That is okay. I was getting my logic round the wrong way. The problem
case is where people were expecting SCRIPT_NAME to reflect that WSGI
application was mounted at root of web site. In your case you don't
want that, so all is okay.

> -----------------------------------------------
>
> I've been running this configuration with 4 users for about 3 months.
> Each user is hosting 1-2 WSGI applications in their home directories.
> Additionally, there is one WSGI application that is outside everyone's
> home directory. So I'm usually hosting about 5-6 WSGI applications like
> this. Furthermore, since we're working as a team on the same project,
> most of the WSGI applications have the same Python module name.
>
> So far, none of this has caused a [noticeable] problem (:D), until I
> noticed the warnings issue. Plus, the documentation I found on
> http://code.google.com/p/modwsgi/wiki/ProcessesAndThreading is
> promising:
>        "In other words, a change to the global data within the context
>        of one sub interpreter will not be seen from the sub interpreter
>        corresponding to a different WSGI application. This will be the
>        case whether or not the sub interpreters are in the same
>        process."

Since you are a small group of people all working together, what I
would suggest is the following.

# Block anyone from accidentally running requests in embedded mode.

WSGIRestrictEmbedded On

# Create a daemon process for main Django instance. This will run as
Apache user.

WSGIDaemonProcess main display-name=%{GROUP}

# Map the main application.

WSGIScriptalias /vc /usr/local/lib/django-projects/vc/apache/django.wsgi

# Map media for main project.

Alias /vc/media /usr/local/lib/django-projects/vc/media

# Setup permissions for this project and the process group.

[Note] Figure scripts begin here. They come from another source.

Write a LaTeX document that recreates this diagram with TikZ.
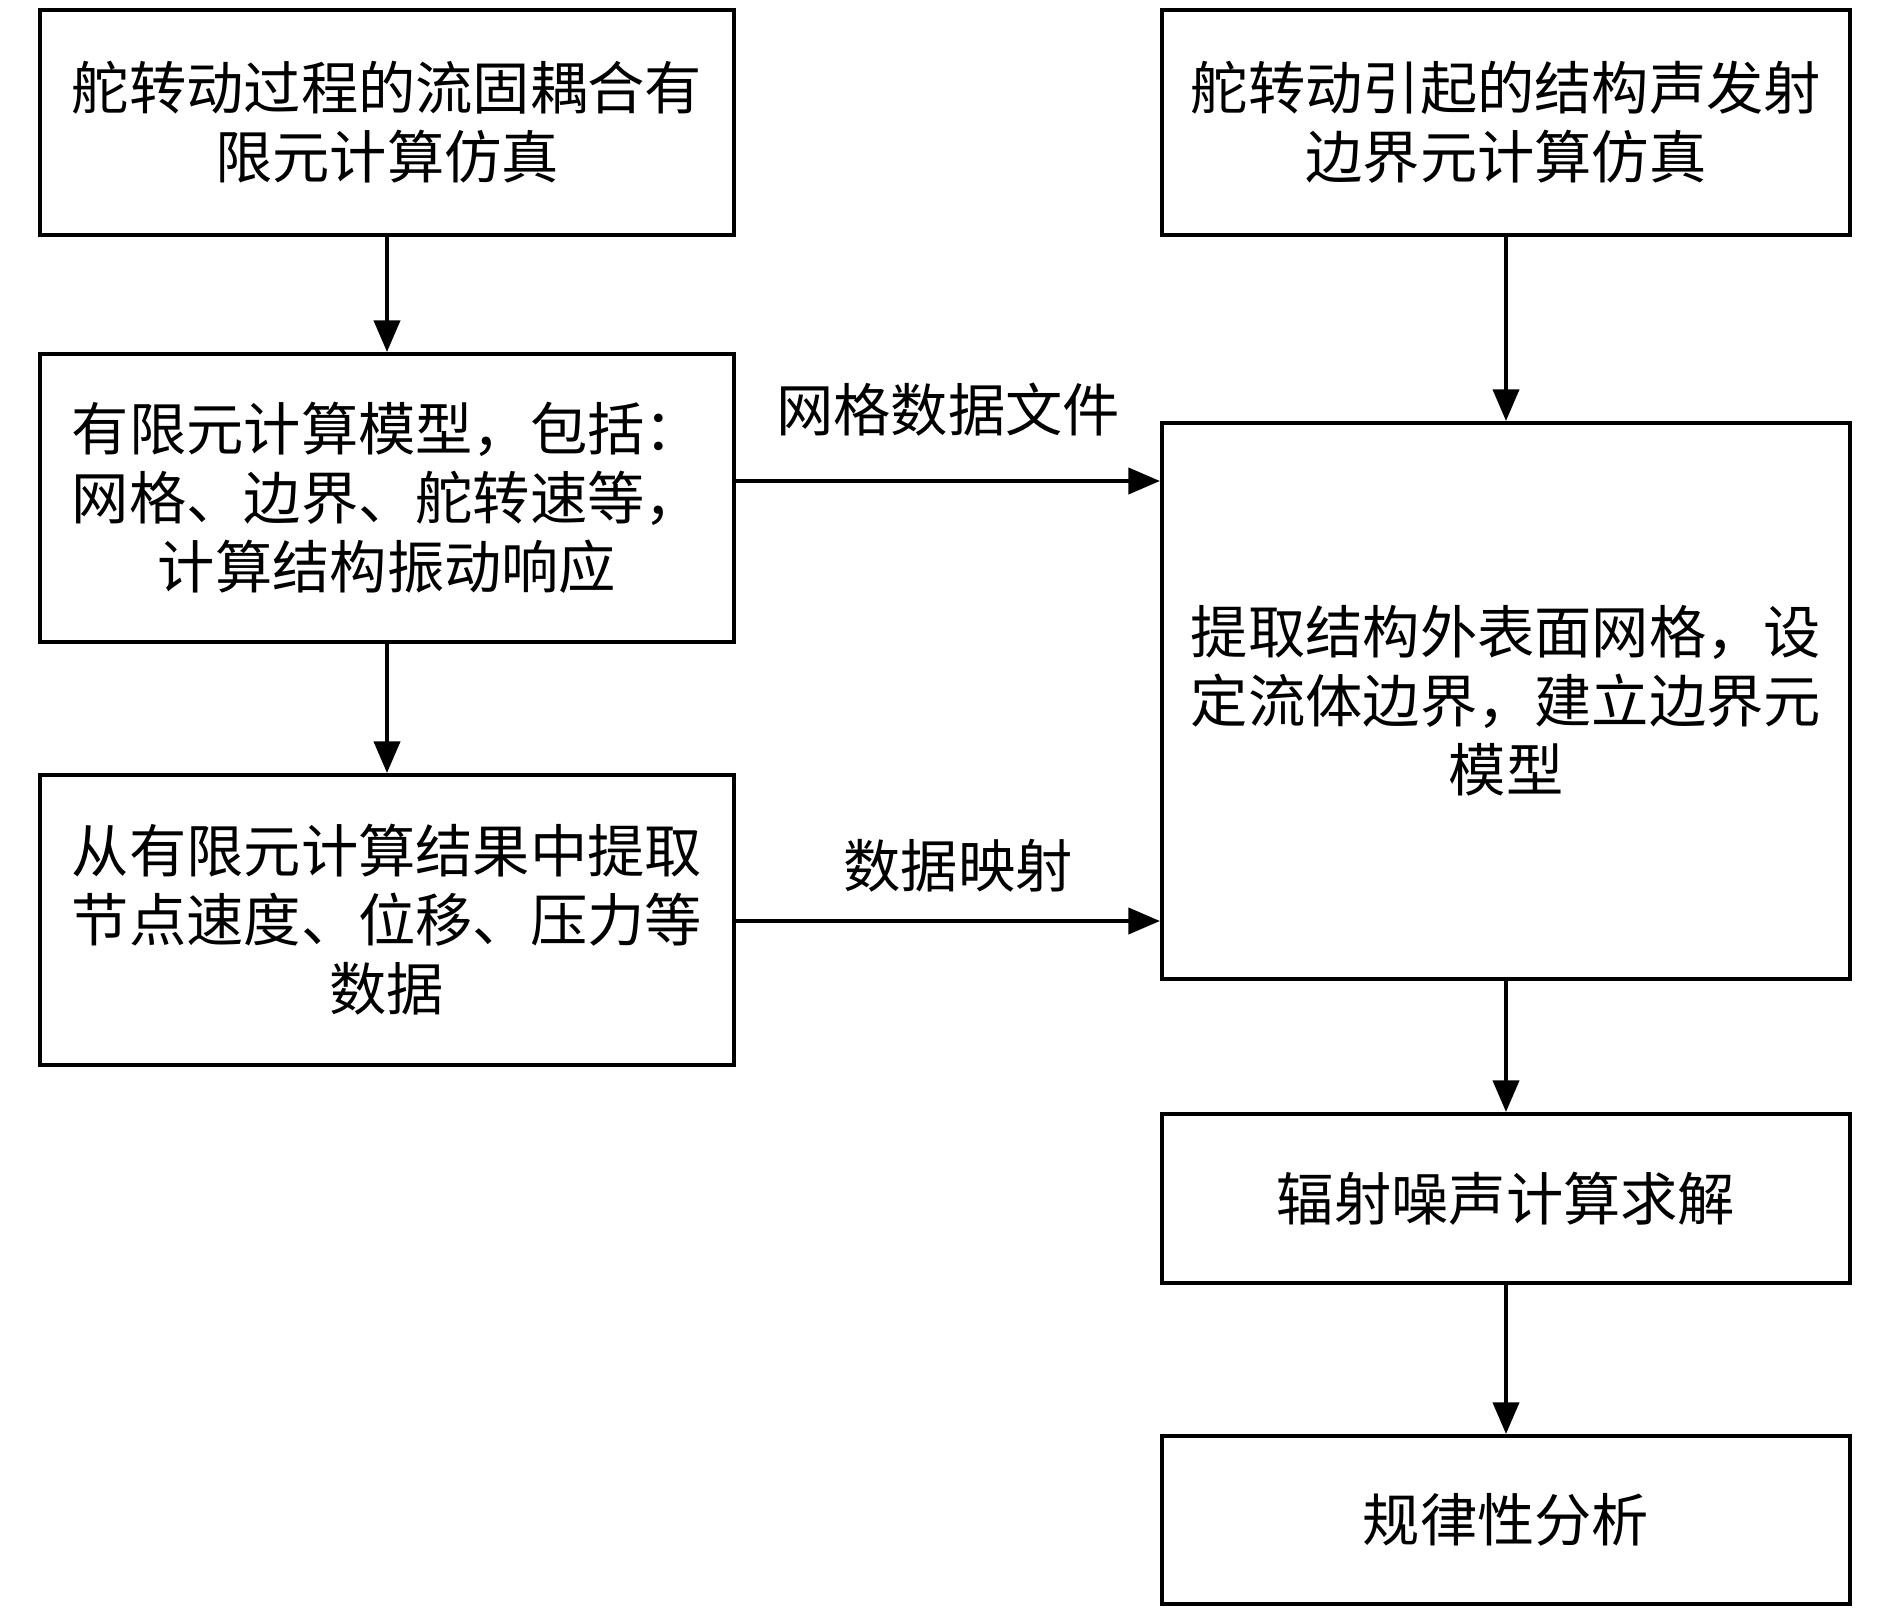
\documentclass[tikz,border=0pt]{standalone}
\usepackage{fontspec}
\setmainfont{Noto Sans CJK SC}
\usetikzlibrary{arrows.meta}
\tikzset{
  box/.style={draw, line width=1.2pt, align=center, inner sep=0pt,
    font=\fontsize{16.3pt}{19.6pt}\selectfont},
  lbox/.style={box, minimum width=6.94cm},
  rbox/.style={box, minimum width=6.88cm},
  arr/.style={line width=0.9pt, -{Triangle[length=9pt,width=7.5pt]}},
  lab/.style={font=\fontsize{16.3pt}{19.6pt}\selectfont, inner sep=0pt}
}
\begin{document}
\begin{tikzpicture}
\useasboundingbox (0,0) rectangle (18.9,-16.11);
\node[lbox, minimum height=2.25cm] (b1) at (3.87,-1.225) {舵转动过程的流固耦合有\\限元计算仿真};
\node[rbox, minimum height=2.25cm] (r1) at (15.06,-1.225) {舵转动引起的结构声发射\\边界元计算仿真};
\node[lbox, minimum height=2.88cm] (b2) at (3.87,-4.98) {有限元计算模型，包括：\\网格、边界、舵转速等，\\计算结构振动响应};
\node[lbox, minimum height=2.90cm] (b3) at (3.87,-9.20) {从有限元计算结果中提取\\节点速度、位移、压力等\\数据};
\node[rbox, minimum height=5.56cm] (big) at (15.06,-7.01) {提取结构外表面网格，设\\定流体边界，建立边界元\\模型};
\node[rbox, minimum height=1.69cm] (fs) at (15.06,-11.985) {辐射噪声计算求解};
\node[rbox, minimum height=1.68cm] (gl) at (15.06,-15.20) {规律性分析};
\node[lab] (l1) at (9.48,-4.10) {网格数据文件};
\node[lab] (l2) at (9.58,-8.66) {数据映射};
\draw[arr] (b1) -- (b2);
\draw[arr] (b2) -- (b3);
\draw[arr] (r1) -- (big);
\draw[arr] (big) -- (fs);
\draw[arr] (fs) -- (gl);
\draw[arr] (b2.east |- 0,-4.81) -- (big.west |- 0,-4.81);
\draw[arr] (b3.east |- 0,-9.21) -- (big.west |- 0,-9.21);
\end{tikzpicture}
\end{document}
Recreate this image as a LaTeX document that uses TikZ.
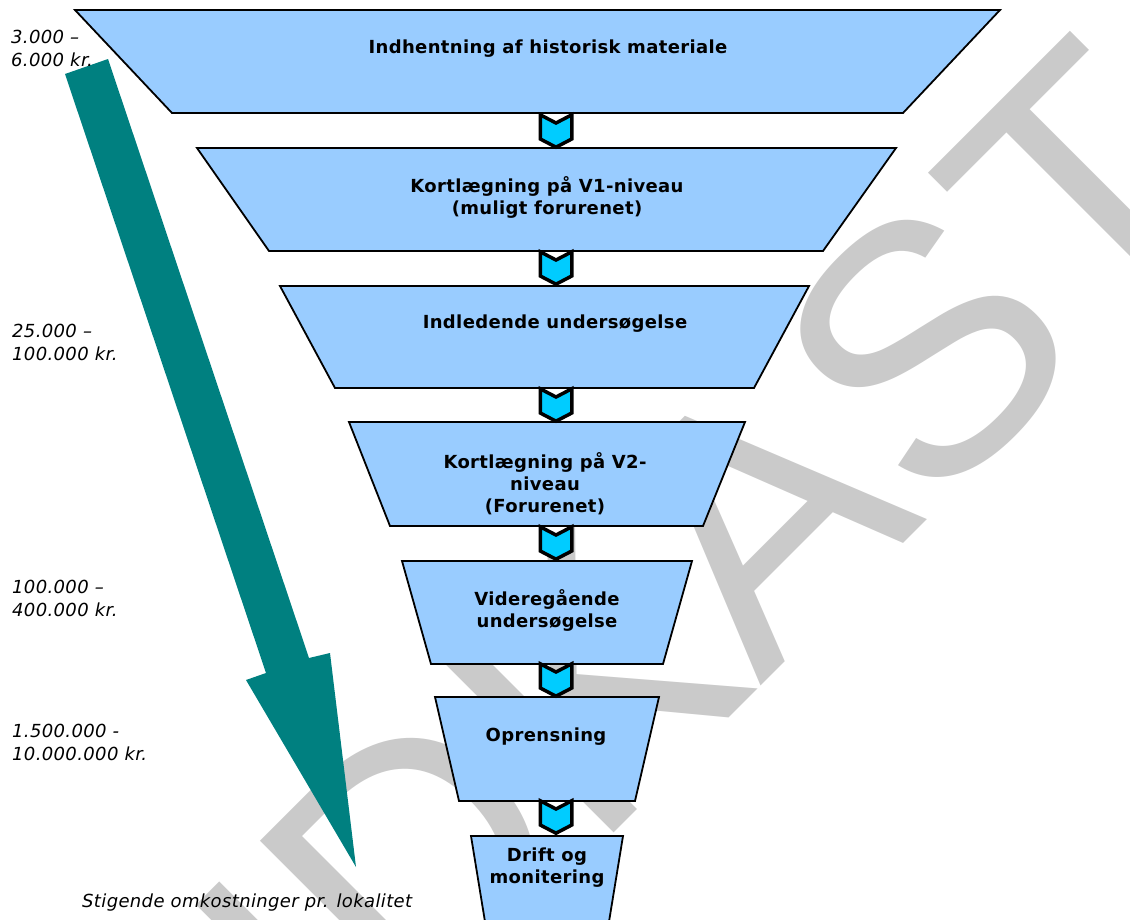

<Directory /usr/local/lib/django-projects/vc/apache>

   # Delegate main application to main daemon process group.

   WSGIProcessGroup main

   Order Deny,Allow
   Allow from all
</Directory>

# Personal Django workspaces. Basically, this allows users on the
# system to host multiple Django projects in ~/django-projects/, and
# access them via http://<domain>/~<username>/<project_name>.

# Map the .wsgi script files. Setup up permissions for this later.

WSGIScriptAliasMatch ^/~([^/]+)/([^/]+)
/home/$1/django-projects/$2/apache/django.wsgi

# Map the media files for the projects and set permissions.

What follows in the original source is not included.